After washing in a fountain – a pre-prayer ritual called “wudu” – the group members gathered in the center’s multipurpose cross-cultural room to pray to Mecca. Professor Abdul Rashied Omar, research scholar of Islamic Studies and Peacebuilding at the Kroc Institute, led the service.

“Ramadan commemorates the month where the Koran was first revealed to the Prophet Muhammad,” said junior Danyal Kareem. “We [Muslims] attempt to make our will power stronger, like mind over matter, and become stronger every year.”

During each day of fasting, Muslims are required to fast during the sunlight hours, and also are to abstain from smoking, sexual intercourse, lying, stealing, cheating or backstabbing.

“I think it’s the best time of year, because you have nothing else to think or worry about,” said sophomore Sohaib Hashmi. “It’s just prayer and fast.”

After the prayer, the students gathered in the student lounge for a halal (an Islamic dietary requirement similar to kosher) Middle-Eastern dinner.

During the meal, administrators invited those in attendance to share their sentiments about the MSA program at Notre Dame.

Both students and faculty expressed gratitude for the existence of MSA on campus, many saying it serves as a very positive reinforcement in their faith life.

“The average Muslim student can fit comfortably at Notre Dame because it’s a religious institution and the school is very welcoming to different students of different cultures,” Omar said.

The students also said they appreciated the administrators’ presence at the dinner and recognized their support for the organization.

“The administration and students have been so accepting of Muslims and Jews,” said second-year MBA student Aziz Alikulov. “I am so moved by the spirit of this school.”

MSA secretary and second-year grad student Shawn Ahmed agreed.

“As a Catholic college, Notre Dame has been more welcoming, more accepting, and more supportive of Muslim students than most secular colleges,” Ahmed said. “It’s not surprising that [Muslim students] love being here.”

The club is already planning an event for the final day of Ramadan, known as Eid, which will likely be a celebration at the local mosque in Michiana.

Future plans entail religious presentations about Islamic culture and prayer.
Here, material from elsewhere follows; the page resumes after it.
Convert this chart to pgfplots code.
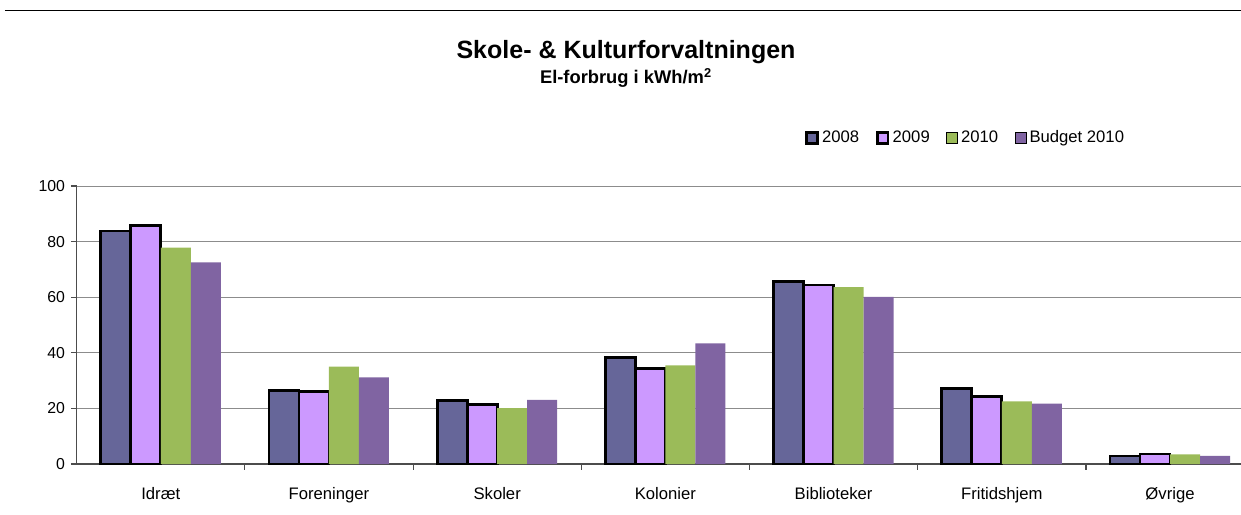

Ahmed said he feels sharing his understanding of Islam is important, because the image of Muslims portrayed in the media is often foreign to him.
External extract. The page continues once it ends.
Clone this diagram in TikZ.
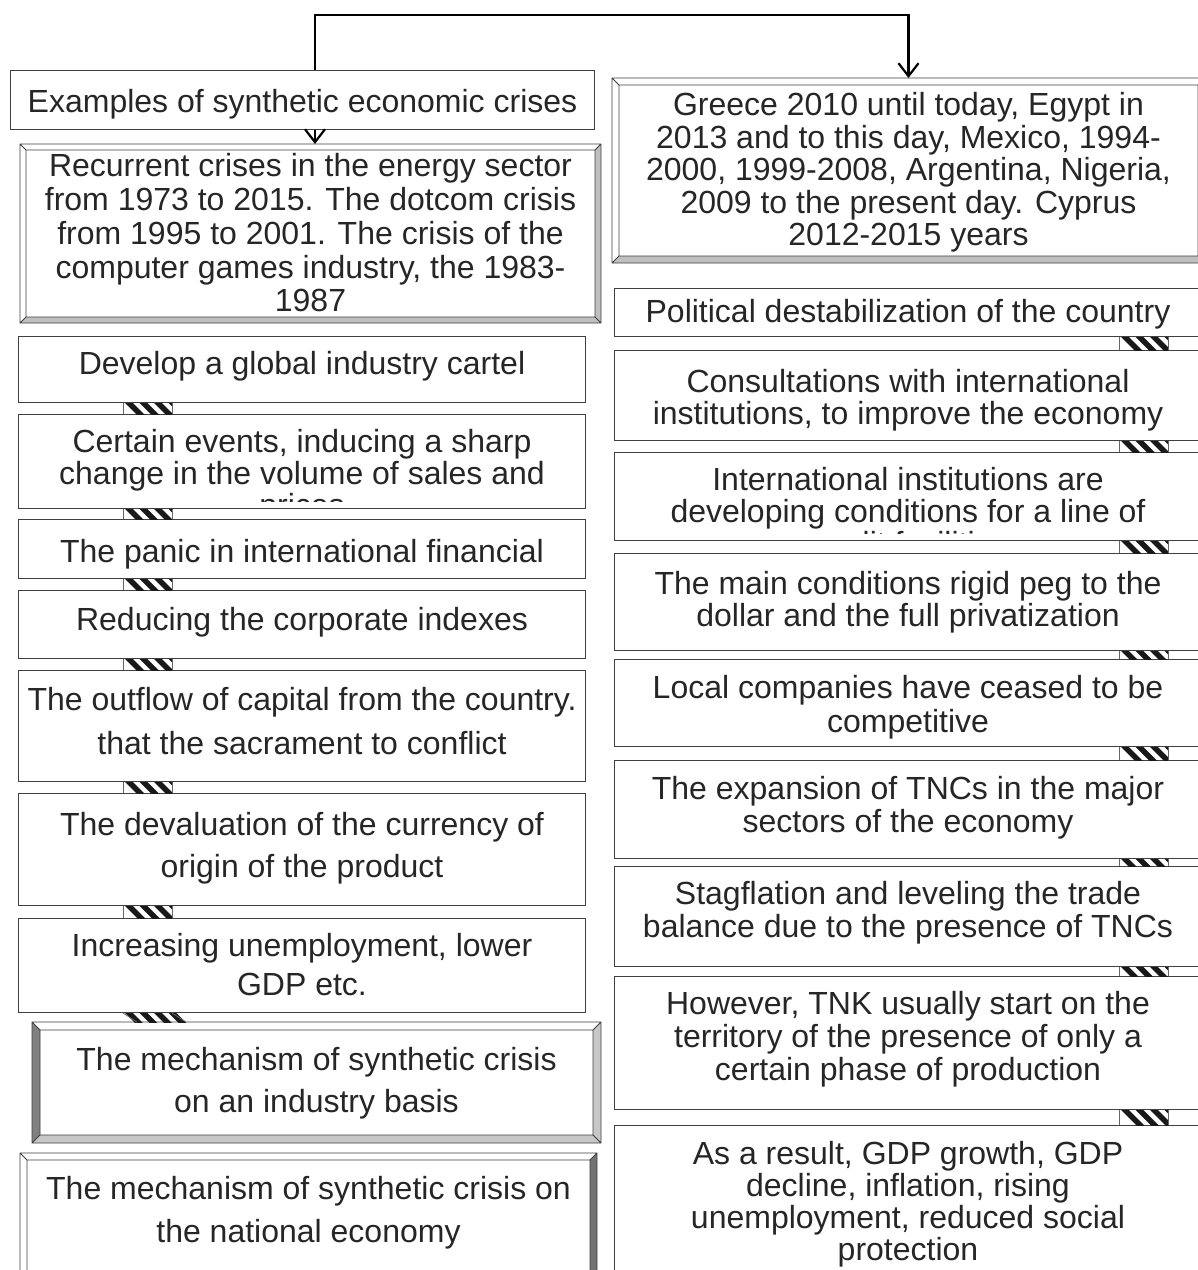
\documentclass[tikz,border=0pt]{standalone}
\usepackage{fontspec}
\setmainfont{Liberation Sans}
\usetikzlibrary{arrows.meta}

\tikzset{
  cellbox/.style={draw=black!75, line width=1pt, fill=white, anchor=north west, inner sep=0pt},
  celltext/.style n args={3}{path picture={
      \clip ([yshift=7pt]path picture bounding box.south west) rectangle (path picture bounding box.north east);
      \node[anchor=north, align=center, inner sep=0pt, draw=none, fill=none, minimum width=0pt, minimum height=0pt,
        text=black!85, font=\fontsize{32}{#2}\selectfont]
        at ([yshift=-#1pt]path picture bounding box.north) {#3};}},
  conn/.style={line width=2.2pt, -{Straight Barb[length=13pt,width=20pt]}},
}

\newcommand{\stripebar}[3]{%
  \begin{scope}
    \clip ([xshift=#3pt]#1.south west) rectangle ([xshift=#3pt+49pt]#2.north west);
    \foreach \k in {2,16.5,31,45.5}
      \draw[line width=5.5pt, black!90] ([xshift=#3pt+\k pt, yshift=4pt]#1.south west) -- ++(22,22);
  \end{scope}
  \draw[black!60, line width=0.8pt] ([xshift=#3pt]#1.south west) -- ([xshift=#3pt]#2.north west)
    ([xshift=#3pt+49pt]#1.south west) -- ([xshift=#3pt+49pt]#2.north west);
}

\newcommand{\bevel}[6]{%
  \fill[#2] (#1.north west) -- (#1.north east) -- ([shift={(-#6pt,-#6pt)}]#1.north east) -- ([shift={(#6pt,-#6pt)}]#1.north west) -- cycle;
  \fill[#3] (#1.north west) -- ([shift={(#6pt,-#6pt)}]#1.north west) -- ([shift={(#6pt,#6pt)}]#1.south west) -- (#1.south west) -- cycle;
  \fill[#4] (#1.south west) -- ([shift={(#6pt,#6pt)}]#1.south west) -- ([shift={(-#6pt,#6pt)}]#1.south east) -- (#1.south east) -- cycle;
  \fill[#5] (#1.south east) -- ([shift={(-#6pt,#6pt)}]#1.south east) -- ([shift={(-#6pt,-#6pt)}]#1.north east) -- (#1.north east) -- cycle;
  \draw[black!75, line width=0.8pt] (#1.north west) rectangle (#1.south east)
    ([shift={(#6pt,-#6pt)}]#1.north west) rectangle ([shift={(-#6pt,#6pt)}]#1.south east)
    (#1.north west) -- ++(#6pt,-#6pt) (#1.north east) -- ++(-#6pt,-#6pt)
    (#1.south west) -- ++(#6pt,#6pt) (#1.south east) -- ++(-#6pt,#6pt);
}

\begin{document}
\begin{tikzpicture}[x=1pt,y=-1pt]
\useasboundingbox[fill=white] (0,0) rectangle (1198,1270);

\node[cellbox, minimum width=584pt, minimum height=59pt, celltext={18}{34}{Examples of synthetic economic crises}] (ex) at (10,70) {};
\node[cellbox, minimum width=580pt, minimum height=178pt, celltext={8.5}{33.8}{Recurrent crises in the energy sector\\from 1973 to 2015. The dotcom crisis\\from 1995 to 2001. The crisis of the\\computer games industry, the 1983-\\1987}] (rec) at (20,144) {};
\bevel{rec}{white}{white}{black!25}{black!25}{6}
\node[cellbox, minimum width=592pt, minimum height=184pt, celltext={13.5}{32.5}{Greece 2010 until today, Egypt in\\2013 and to this day, Mexico, 1994-\\2000, 1999-2008, Argentina, Nigeria,\\2009 to the present day. Cyprus\\2012-2015 years}] (gre) at (612,78) {};
\bevel{gre}{white}{white}{black!25}{black!25}{7}

\node[cellbox, minimum width=567pt, minimum height=66pt, celltext={14.5}{34}{Develop a global industry cartel}] (dev) at (18,336) {};
\node[cellbox, minimum width=567pt, minimum height=94pt, celltext={14.5}{32}{Certain events, inducing a sharp\\change in the volume of sales and\\prices}] (cert) at (18,414) {};
\node[cellbox, minimum width=567pt, minimum height=59pt, celltext={19}{34}{The panic in international financial}] (panic) at (18,519) {};
\node[cellbox, minimum width=567pt, minimum height=68pt, celltext={16.5}{34}{Reducing the corporate indexes}] (red) at (18,590) {};
\node[cellbox, minimum width=567pt, minimum height=111pt, celltext={16.5}{44}{The outflow of capital from the country.\\that the sacrament to conflict}] (out) at (18,670) {};
\node[cellbox, minimum width=567pt, minimum height=112pt, celltext={18.5}{42}{The devaluation of the currency of\\origin of the product}] (deval) at (18,793) {};
\node[cellbox, minimum width=567pt, minimum height=94pt, celltext={14.5}{39}{Increasing unemployment, lower\\GDP etc.}] (inc) at (18,918) {};
\node[cellbox, minimum width=568pt, minimum height=120pt, celltext={24.5}{42}{The mechanism of synthetic crisis\\on an industry basis}] (ind) at (32,1022) {};
\bevel{ind}{white}{black!50}{black!22}{black!22}{8}
\node[cellbox, minimum width=576pt, minimum height=140pt, celltext={22.5}{43}{The mechanism of synthetic crisis on\\the national economy}] (nat) at (20,1153) {};
\bevel{nat}{white}{white}{black!25}{black!55}{7}

\node[cellbox, minimum width=587pt, minimum height=48pt, celltext={10.5}{34}{Political destabilization of the country}] (pol) at (614,288) {};
\node[cellbox, minimum width=587pt, minimum height=90pt, celltext={18.5}{32}{Consultations with international\\institutions, to improve the economy}] (con) at (614,350) {};
\node[cellbox, minimum width=587pt, minimum height=88pt, celltext={14.5}{32}{International institutions are\\developing conditions for a line of\\credit facilities}] (inst) at (614,452) {};
\node[cellbox, minimum width=587pt, minimum height=97pt, celltext={17.5}{32}{The main conditions rigid peg to the\\dollar and the full privatization}] (main) at (614,553) {};
\node[cellbox, minimum width=587pt, minimum height=87pt, celltext={15.5}{34}{Local companies have ceased to be\\competitive}] (loc) at (614,659) {};
\node[cellbox, minimum width=587pt, minimum height=98pt, celltext={15.5}{33}{The expansion of TNCs in the major\\sectors of the economy}] (tnc) at (614,760) {};
\node[cellbox, minimum width=587pt, minimum height=100pt, celltext={14.5}{33}{Stagflation and leveling the trade\\balance due to the presence of TNCs}] (stag) at (614,866) {};
\node[cellbox, minimum width=587pt, minimum height=133pt, celltext={14.5}{33}{However, TNK usually start on the\\territory of the presence of only a\\certain phase of production}] (tnk) at (614,976) {};
\node[cellbox, minimum width=587pt, minimum height=170pt, celltext={15.5}{32}{As a result, GDP growth, GDP\\decline, inflation, rising\\unemployment, reduced social\\protection}] (res) at (614,1125) {};

\coordinate (split) at (315,15);
\draw[conn] (ex.north -| split) -- (split) -| (gre.north);
\draw[conn] (ex.south -| split) -- (rec.north -| split);

\foreach \a/\b in {dev/cert, cert/panic, panic/red, red/out, out/deval, deval/inc, inc/ind}
  \stripebar{\a}{\b}{105};
\foreach \a/\b in {pol/con, con/inst, inst/main, main/loc, loc/tnc, tnc/stag, stag/tnk, tnk/res}
  \stripebar{\a}{\b}{505};

\end{tikzpicture}
\end{document}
“There are over one billion Muslims around the world and it is understandable, although regrettable, that the kind of Muslims people see in the media are the small minority of those who are fanatical and commit acts of terrorism,” he said. “Islam is a religion of peace. It is just as hard for Muslims to make sense of such extremism and

violence as it is for non-Muslims.”

Grad student Hisham Soliman, an M.A. in Peace Studies, said he thinks this greater understanding can also be achieved by implementing some changes in the Islamic academic programs at Notre Dame.

“I hope there will someday be a department in Islamic Studies and the peaceful aspects of the religion will be shown,” Soliman said. “Right now, only Islamic ethics are studied, but a revision will express the entire religion itself, and not just a single spectrum of it.”
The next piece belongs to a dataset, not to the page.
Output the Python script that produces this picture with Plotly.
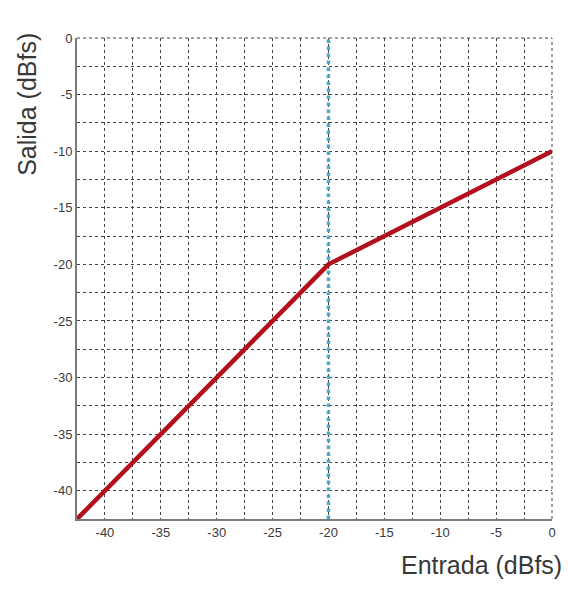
import plotly.graph_objects as go

# Compressor transfer curve: input level vs output level (dBfs)
entrada = [-42.5, -20, 0]
salida = [-42.5, -20, -10]

# Threshold marker
umbral_x = [-20, -20]
umbral_y = [-42.5, 0]

tick_vals = [-40, -35, -30, -25, -20, -15, -10, -5, 0]
tick_text = [str(v) for v in tick_vals]

grid_color = "#444444"
label_font = dict(family="Liberation Sans, Arial", size=13, color="#3a3a3a")
title_font = dict(family="Liberation Sans, Arial", size=25, color="#383838")

fig = go.Figure()

fig.add_trace(go.Scatter(
    x=umbral_x, y=umbral_y, mode="lines",
    line=dict(color="#4aa8cf", width=3.5, dash="dot"),
    hoverinfo="skip", showlegend=False,
))
fig.add_trace(go.Scatter(
    x=entrada, y=salida, mode="lines",
    line=dict(color="#b3101c", width=4.5),
    showlegend=False,
))

axis_common = dict(
    range=[-42.5, 0],
    tickmode="array",
    tickvals=tick_vals,
    ticktext=tick_text,
    showgrid=True,
    gridcolor=grid_color,
    gridwidth=1,
    griddash="dot",
    minor=dict(dtick=2.5, tick0=0, showgrid=True, gridcolor=grid_color,
               gridwidth=1, griddash="dot"),
    showline=True,
    linecolor="#7a7a7a",
    linewidth=2,
    zeroline=False,
    ticks="",
    tickfont=label_font,
    fixedrange=True,
)

fig.update_xaxes(**axis_common)
fig.update_yaxes(**axis_common)

# Dotted top and right border of the plot box
fig.add_shape(type="line", xref="paper", yref="paper", x0=0, x1=1, y0=1, y1=1,
              line=dict(color=grid_color, width=1, dash="dot"), layer="below")
fig.add_shape(type="line", xref="paper", yref="paper", x0=1, x1=1, y0=0, y1=1,
              line=dict(color=grid_color, width=1, dash="dot"), layer="below")

fig.add_annotation(
    text="Entrada (dBfs)", xref="paper", yref="paper",
    x=1.026, y=0, xanchor="right", yanchor="middle", yshift=-46,
    showarrow=False, font=title_font,
)
fig.add_annotation(
    text="Salida (dBfs)", xref="paper", yref="paper",
    x=0, y=0.861, xanchor="center", yanchor="middle", xshift=-50,
    textangle=-90, showarrow=False, font=title_font,
)

fig.update_layout(
    width=568, height=597,
    margin=dict(l=77, r=13, t=38, b=78),
    paper_bgcolor="white",
    plot_bgcolor="white",
)

fig.write_html("out.html")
Hesburgh agreed that there is a need to bring more Islamic scholars to Notre Dame to bring about such changes. For now, he said he is pleased that Muslim students are proud to be members of the Notre Dame community.

“Muslims in America paint the true picture of Islam,” Hesburgh said, “and I think that at a Catholic university, we’re all praying to the same God, and we have a lot to learn from each other.”